Pull out every line below holding the word "source".
--- Start of Supplied entries ---
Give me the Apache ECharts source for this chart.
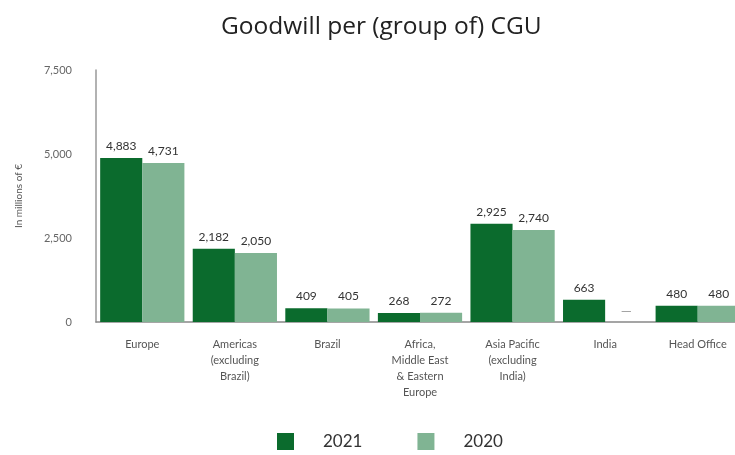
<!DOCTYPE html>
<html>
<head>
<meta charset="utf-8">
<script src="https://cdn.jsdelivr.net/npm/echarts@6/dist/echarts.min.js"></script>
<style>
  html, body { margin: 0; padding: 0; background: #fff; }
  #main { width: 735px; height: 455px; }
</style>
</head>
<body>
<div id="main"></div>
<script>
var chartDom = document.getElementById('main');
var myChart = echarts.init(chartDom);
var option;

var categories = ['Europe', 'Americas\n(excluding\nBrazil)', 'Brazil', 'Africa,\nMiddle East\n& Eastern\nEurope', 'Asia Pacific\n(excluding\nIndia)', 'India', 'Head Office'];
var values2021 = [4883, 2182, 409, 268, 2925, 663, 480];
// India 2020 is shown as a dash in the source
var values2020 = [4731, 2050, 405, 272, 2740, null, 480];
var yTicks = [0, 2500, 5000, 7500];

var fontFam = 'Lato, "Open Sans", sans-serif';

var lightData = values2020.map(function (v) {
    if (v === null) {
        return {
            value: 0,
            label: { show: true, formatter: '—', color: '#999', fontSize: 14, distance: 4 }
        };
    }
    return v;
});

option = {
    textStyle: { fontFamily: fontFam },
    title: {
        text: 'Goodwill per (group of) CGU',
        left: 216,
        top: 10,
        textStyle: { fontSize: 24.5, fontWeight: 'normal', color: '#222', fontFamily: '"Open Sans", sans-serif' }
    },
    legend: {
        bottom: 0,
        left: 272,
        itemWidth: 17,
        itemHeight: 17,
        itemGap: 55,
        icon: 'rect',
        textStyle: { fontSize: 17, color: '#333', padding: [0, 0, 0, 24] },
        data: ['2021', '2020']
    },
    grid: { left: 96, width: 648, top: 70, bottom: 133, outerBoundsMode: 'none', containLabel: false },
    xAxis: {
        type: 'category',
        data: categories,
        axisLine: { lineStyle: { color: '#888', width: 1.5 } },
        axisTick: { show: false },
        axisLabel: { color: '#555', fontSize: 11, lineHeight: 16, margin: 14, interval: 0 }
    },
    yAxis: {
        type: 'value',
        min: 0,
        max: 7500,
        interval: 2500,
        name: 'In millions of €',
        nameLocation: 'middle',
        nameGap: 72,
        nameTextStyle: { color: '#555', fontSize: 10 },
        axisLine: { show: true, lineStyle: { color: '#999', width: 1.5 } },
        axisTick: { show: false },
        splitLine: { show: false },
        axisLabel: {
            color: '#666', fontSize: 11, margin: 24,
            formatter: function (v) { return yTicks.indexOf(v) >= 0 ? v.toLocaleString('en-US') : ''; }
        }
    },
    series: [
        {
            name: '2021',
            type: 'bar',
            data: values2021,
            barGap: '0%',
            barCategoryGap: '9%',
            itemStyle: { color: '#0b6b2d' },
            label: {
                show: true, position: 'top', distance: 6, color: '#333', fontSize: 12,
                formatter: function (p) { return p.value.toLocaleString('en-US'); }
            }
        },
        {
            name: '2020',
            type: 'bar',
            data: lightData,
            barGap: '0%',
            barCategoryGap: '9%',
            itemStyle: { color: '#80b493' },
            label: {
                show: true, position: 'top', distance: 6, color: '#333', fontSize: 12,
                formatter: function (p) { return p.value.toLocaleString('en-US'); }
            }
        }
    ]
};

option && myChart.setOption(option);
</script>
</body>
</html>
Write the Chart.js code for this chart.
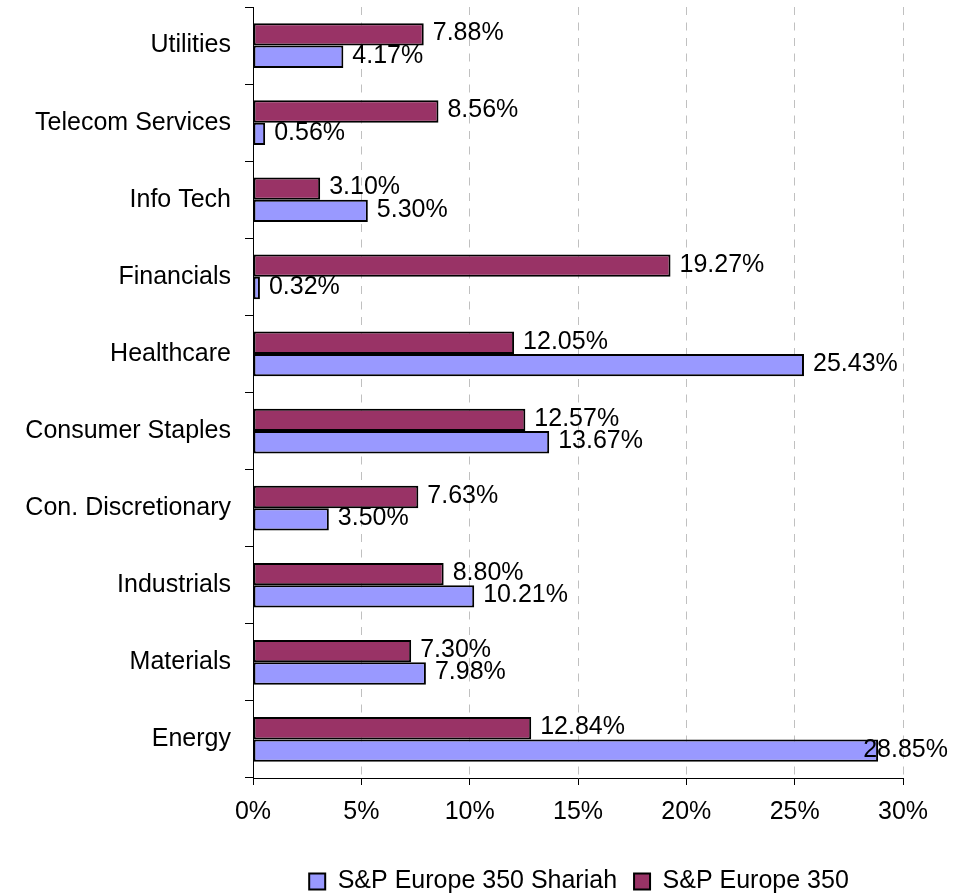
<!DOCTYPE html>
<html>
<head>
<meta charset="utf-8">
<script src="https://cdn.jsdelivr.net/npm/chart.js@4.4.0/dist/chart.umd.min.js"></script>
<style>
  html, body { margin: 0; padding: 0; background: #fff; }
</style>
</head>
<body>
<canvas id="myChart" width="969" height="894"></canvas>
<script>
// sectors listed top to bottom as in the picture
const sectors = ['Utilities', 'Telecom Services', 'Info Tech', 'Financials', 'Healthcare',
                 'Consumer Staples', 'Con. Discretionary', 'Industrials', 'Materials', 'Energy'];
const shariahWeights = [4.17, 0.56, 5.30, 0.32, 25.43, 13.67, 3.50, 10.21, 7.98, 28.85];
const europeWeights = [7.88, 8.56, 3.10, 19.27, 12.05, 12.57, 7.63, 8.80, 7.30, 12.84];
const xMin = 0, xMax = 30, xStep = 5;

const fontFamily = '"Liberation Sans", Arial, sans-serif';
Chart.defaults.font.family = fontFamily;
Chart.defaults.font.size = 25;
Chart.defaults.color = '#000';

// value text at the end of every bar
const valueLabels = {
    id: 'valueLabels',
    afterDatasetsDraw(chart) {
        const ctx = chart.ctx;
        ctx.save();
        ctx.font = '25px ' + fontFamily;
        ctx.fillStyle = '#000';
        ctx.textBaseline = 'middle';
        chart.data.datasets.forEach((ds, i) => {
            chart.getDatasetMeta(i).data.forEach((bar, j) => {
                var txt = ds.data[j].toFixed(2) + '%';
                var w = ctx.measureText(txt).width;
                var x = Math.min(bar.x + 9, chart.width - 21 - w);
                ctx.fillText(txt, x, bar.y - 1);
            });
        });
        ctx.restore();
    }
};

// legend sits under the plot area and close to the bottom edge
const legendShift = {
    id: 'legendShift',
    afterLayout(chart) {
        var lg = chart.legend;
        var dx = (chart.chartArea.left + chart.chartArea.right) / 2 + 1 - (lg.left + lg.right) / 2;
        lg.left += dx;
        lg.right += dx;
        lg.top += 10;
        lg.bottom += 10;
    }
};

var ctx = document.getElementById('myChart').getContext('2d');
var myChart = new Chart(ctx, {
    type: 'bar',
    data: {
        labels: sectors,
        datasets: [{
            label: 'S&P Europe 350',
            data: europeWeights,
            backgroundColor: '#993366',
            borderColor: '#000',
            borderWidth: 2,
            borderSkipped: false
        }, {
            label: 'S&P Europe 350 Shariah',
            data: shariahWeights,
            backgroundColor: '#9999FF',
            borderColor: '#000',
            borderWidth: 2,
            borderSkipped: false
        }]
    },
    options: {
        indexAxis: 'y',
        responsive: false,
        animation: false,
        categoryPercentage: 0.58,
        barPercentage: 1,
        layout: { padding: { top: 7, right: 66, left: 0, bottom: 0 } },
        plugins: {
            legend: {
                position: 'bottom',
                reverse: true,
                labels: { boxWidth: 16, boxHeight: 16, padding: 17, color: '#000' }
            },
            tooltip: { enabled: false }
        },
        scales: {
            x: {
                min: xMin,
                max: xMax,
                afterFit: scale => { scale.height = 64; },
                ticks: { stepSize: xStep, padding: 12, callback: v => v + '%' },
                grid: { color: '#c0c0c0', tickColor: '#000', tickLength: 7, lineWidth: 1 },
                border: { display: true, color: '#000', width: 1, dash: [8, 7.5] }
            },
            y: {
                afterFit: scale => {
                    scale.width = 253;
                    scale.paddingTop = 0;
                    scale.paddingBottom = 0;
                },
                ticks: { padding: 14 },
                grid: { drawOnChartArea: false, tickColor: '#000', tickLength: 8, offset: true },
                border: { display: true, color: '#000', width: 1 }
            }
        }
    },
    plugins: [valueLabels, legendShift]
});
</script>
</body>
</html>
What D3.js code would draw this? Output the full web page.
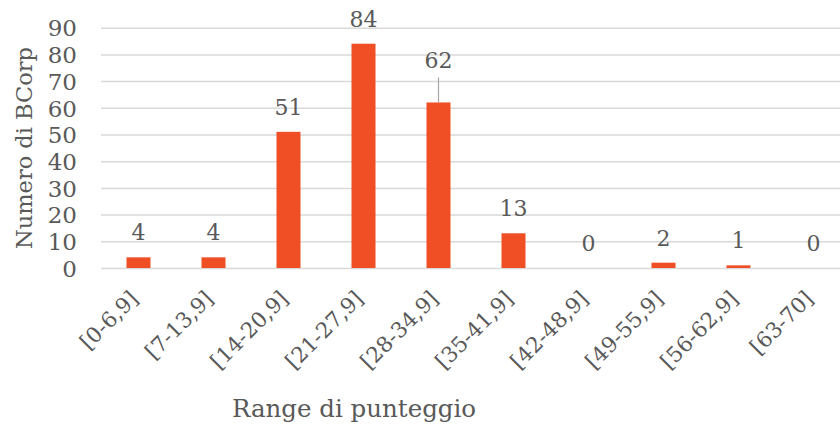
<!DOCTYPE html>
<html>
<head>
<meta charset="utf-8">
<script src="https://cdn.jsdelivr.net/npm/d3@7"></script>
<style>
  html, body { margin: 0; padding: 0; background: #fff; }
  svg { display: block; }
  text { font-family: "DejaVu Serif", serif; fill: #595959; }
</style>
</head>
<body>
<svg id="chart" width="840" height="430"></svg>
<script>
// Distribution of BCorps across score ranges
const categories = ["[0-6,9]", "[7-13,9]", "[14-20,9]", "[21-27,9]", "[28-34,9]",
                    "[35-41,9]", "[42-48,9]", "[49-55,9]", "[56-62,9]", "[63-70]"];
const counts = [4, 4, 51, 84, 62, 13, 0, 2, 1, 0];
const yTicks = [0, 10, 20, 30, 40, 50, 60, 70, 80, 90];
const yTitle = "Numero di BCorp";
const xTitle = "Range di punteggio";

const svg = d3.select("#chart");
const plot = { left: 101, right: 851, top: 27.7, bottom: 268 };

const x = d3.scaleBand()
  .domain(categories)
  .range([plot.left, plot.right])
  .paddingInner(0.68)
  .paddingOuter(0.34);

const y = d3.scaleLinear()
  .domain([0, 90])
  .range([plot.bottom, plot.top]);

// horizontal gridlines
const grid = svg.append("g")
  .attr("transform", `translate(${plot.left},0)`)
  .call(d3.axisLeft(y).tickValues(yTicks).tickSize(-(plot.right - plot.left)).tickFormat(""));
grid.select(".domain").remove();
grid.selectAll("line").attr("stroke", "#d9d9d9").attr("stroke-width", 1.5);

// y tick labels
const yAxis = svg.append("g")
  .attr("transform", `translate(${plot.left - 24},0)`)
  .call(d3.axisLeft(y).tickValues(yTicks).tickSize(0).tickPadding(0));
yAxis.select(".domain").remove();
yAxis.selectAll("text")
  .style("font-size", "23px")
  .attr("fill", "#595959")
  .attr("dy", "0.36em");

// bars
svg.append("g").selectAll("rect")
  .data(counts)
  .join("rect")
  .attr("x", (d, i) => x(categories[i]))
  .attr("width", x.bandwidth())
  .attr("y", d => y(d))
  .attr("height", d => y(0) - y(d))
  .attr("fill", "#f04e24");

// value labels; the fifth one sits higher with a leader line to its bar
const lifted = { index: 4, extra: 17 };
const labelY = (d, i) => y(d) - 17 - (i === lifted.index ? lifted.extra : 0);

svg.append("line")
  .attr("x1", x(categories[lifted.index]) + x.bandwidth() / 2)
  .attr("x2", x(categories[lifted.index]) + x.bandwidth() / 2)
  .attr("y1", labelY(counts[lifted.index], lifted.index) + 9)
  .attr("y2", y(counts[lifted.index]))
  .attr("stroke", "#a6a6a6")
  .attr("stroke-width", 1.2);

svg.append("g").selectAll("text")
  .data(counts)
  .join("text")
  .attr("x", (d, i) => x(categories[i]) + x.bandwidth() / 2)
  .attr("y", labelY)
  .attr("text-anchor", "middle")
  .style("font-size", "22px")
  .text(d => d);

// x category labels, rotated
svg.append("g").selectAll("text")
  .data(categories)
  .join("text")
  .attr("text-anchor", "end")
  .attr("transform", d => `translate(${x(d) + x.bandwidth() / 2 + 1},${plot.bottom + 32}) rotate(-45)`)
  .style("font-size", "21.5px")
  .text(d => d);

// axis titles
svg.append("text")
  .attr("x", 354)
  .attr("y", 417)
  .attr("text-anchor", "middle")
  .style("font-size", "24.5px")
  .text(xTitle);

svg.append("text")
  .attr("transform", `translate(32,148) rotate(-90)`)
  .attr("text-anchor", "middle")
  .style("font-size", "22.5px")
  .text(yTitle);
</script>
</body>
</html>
--- End of Supplied entries ---
**Solution to this problem**
Give me the Apache ECharts source for this chart.
// India 2020 is shown as a dash in the source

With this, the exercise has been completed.